Today, Haniel is an international Group with turnovers of ?29 billion and some 58,000 employees. Named after the man whose entrepreneurial spirit got the company where it is today, chairman Franz M Haniel (pictured) comments on leading one of Europe's largest privately owned family businesses.
"There have been many phases of change in Haniel's history, out of which we have always emerged stronger and even more successful," he says. "We underwent the transformation from a Duisburg grocery trader to an industrial enterprise that has achieved nationwide success at an early stage. And most recently it took us less than 30 years to establish ourselves on the basis of modern business models at the European level. Now we will again break new ground."
Commenting on the extent that Haniel, as a family-owned corporate group, can act in a more sustainable manner than listed companies in terms of acquisitions, Haniel says: "For us as a family, the long-term wellbeing of the company is the top priority. Corporate interests come before individual interests. This reliability makes Haniel a good partner, also as a potential investor. This is certainly an advantage that should not be underestimated with regard to portfolio management.
"In addition, Haniel's homogeneous ownership structure makes it easier to form opinions internally. As a rule, the family makes decisions quickly and also unanimously after the necessary discussions. This enables management to take advantage of entrepreneurial opportunities in an appropriately rapid manner."

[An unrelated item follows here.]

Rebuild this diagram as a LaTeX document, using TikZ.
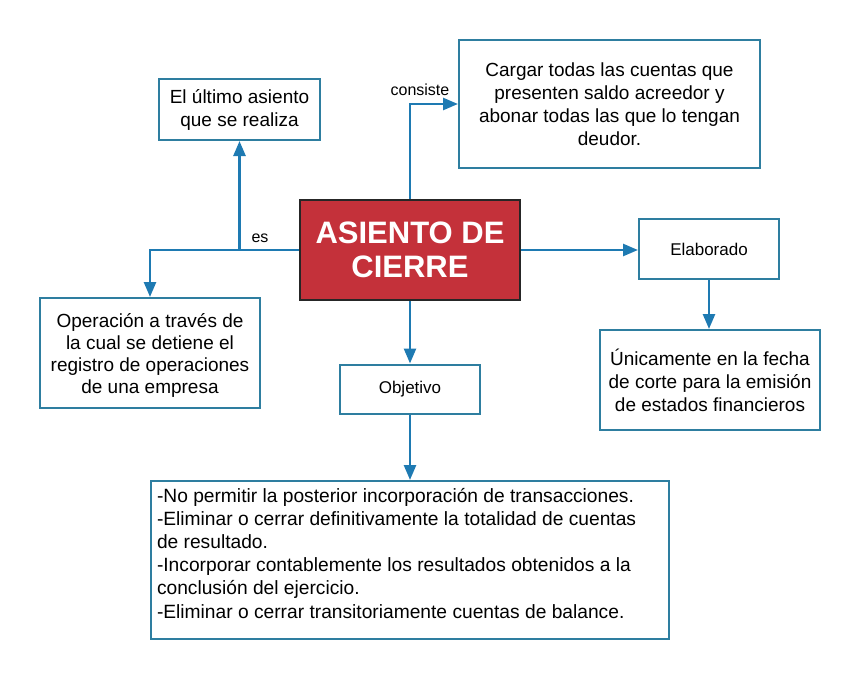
\documentclass[tikz,border=0pt]{standalone}
\usepackage{fontspec}
\setmainfont{Liberation Sans}
\usetikzlibrary{arrows.meta,positioning,calc}
\definecolor{borde}{RGB}{46,126,160}
\definecolor{flecha}{RGB}{30,122,178}
\definecolor{rojo}{RGB}{196,49,58}
\tikzset{
    caja/.style={
        rectangle,
        draw=borde,
        line width=2pt,
        align=center,
        inner sep=4pt,
        font=\fontsize{19}{23}\selectfont,
    },
    central/.style={
        rectangle,
        draw=black!85,
        fill=rojo,
        line width=2pt,
        text=white,
        align=center,
        minimum width=220pt,
        minimum height=100pt,
        font=\fontsize{31}{34}\selectfont\bfseries,
    },
    etiqueta/.style={
        font=\fontsize{16}{19}\selectfont,
        inner sep=0pt,
    },
    conn/.style={
        draw=flecha,
        line width=2.5pt,
        -{Triangle[length=15pt,width=12pt]},
    },
  }

\begin{document}
\begin{tikzpicture}[x=1pt,y=-1pt]
              \useasboundingbox (0,0) rectangle (860,680);
              \node [central] (cierre) at (410,250) {ASIENTO DE\\CIERRE};
              \node [caja,minimum width=161pt,minimum height=61pt] (ultimo) at (239.5,109.5) {El último asiento\\que se realiza};
              \node [caja,minimum width=301pt,minimum height=128pt] (cargar) at (609.5,104) {Cargar todas las cuentas que\\presenten saldo acreedor y\\abonar todas las que lo tengan\\deudor.};
              \node [caja,minimum width=220pt,minimum height=110pt,font=\fontsize{19}{22}\selectfont] (operacion) at (150,353) {\\[-4pt]Operación a través de\\la cual se detiene el\\registro de operaciones\\de una empresa};
              \node [caja,minimum width=140pt,minimum height=60pt,font=\fontsize{17}{20}\selectfont] (elaborado) at (709,249) {Elaborado};
              \node [caja,minimum width=220pt,minimum height=100pt] (unicamente) at (710,380) {Únicamente en la fecha\\de corte para la emisión\\de estados financieros};
              \node [caja,minimum width=140pt,minimum height=49pt,font=\fontsize{17}{20}\selectfont] (objetivo) at (410,389) {Objetivo};
              \node [caja,font=\fontsize{19.2}{23.2}\selectfont,inner xsep=6pt,inner ysep=4pt] (fines) at (410,560) {\parbox[c][150pt][t]{506pt}{\raggedright\vspace*{3pt}
                -No permitir la posterior incorporación de transacciones.\\
                -Eliminar o cerrar definitivamente la totalidad de cuentas\\
                de resultado.\\
                -Incorporar contablemente los resultados obtenidos a la\\
                conclusión del ejercicio.\\
                -Eliminar o cerrar transitoriamente cuentas de balance.}};

              \node [etiqueta] (es) at (260,238) {es};
              \node [etiqueta] (consiste) at (420,90) {consiste};

              \draw [conn] (cierre.west) -| (operacion.north);
              \draw [conn] (cierre.west -| ultimo.south) -- (ultimo.south);
              \draw [conn] (cierre.north) |- (cargar.west);
              \draw [conn] (cierre.east) -- (cierre.east -| elaborado.west);
              \draw [conn] (elaborado.south) -- (elaborado.south |- unicamente.north);
              \draw [conn] (cierre.south) -- (objetivo.north);
              \draw [conn] (objetivo.south) -- (fines.north);

            \end{tikzpicture}
\end{document}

When faced with how the Group can position itself as an attractive employer, he comments: "The increasing shortage of qualified management potentials is a problem for society as a whole for which we want to help find a solution. And we can only accomplish this if we point out the prospects for young people and pave the way for them. The family and the company are dedicated to this mission with their combined efforts.
"A symbol of this joint commitment is the Haniel Stiftung, which supports education and training for young people by means of numerous projects. In this way not only all companies, employees and shareholders profit from the current and future economic success of the Group. Haniel's profitability also gives us the opportunity to make a contribution to social development."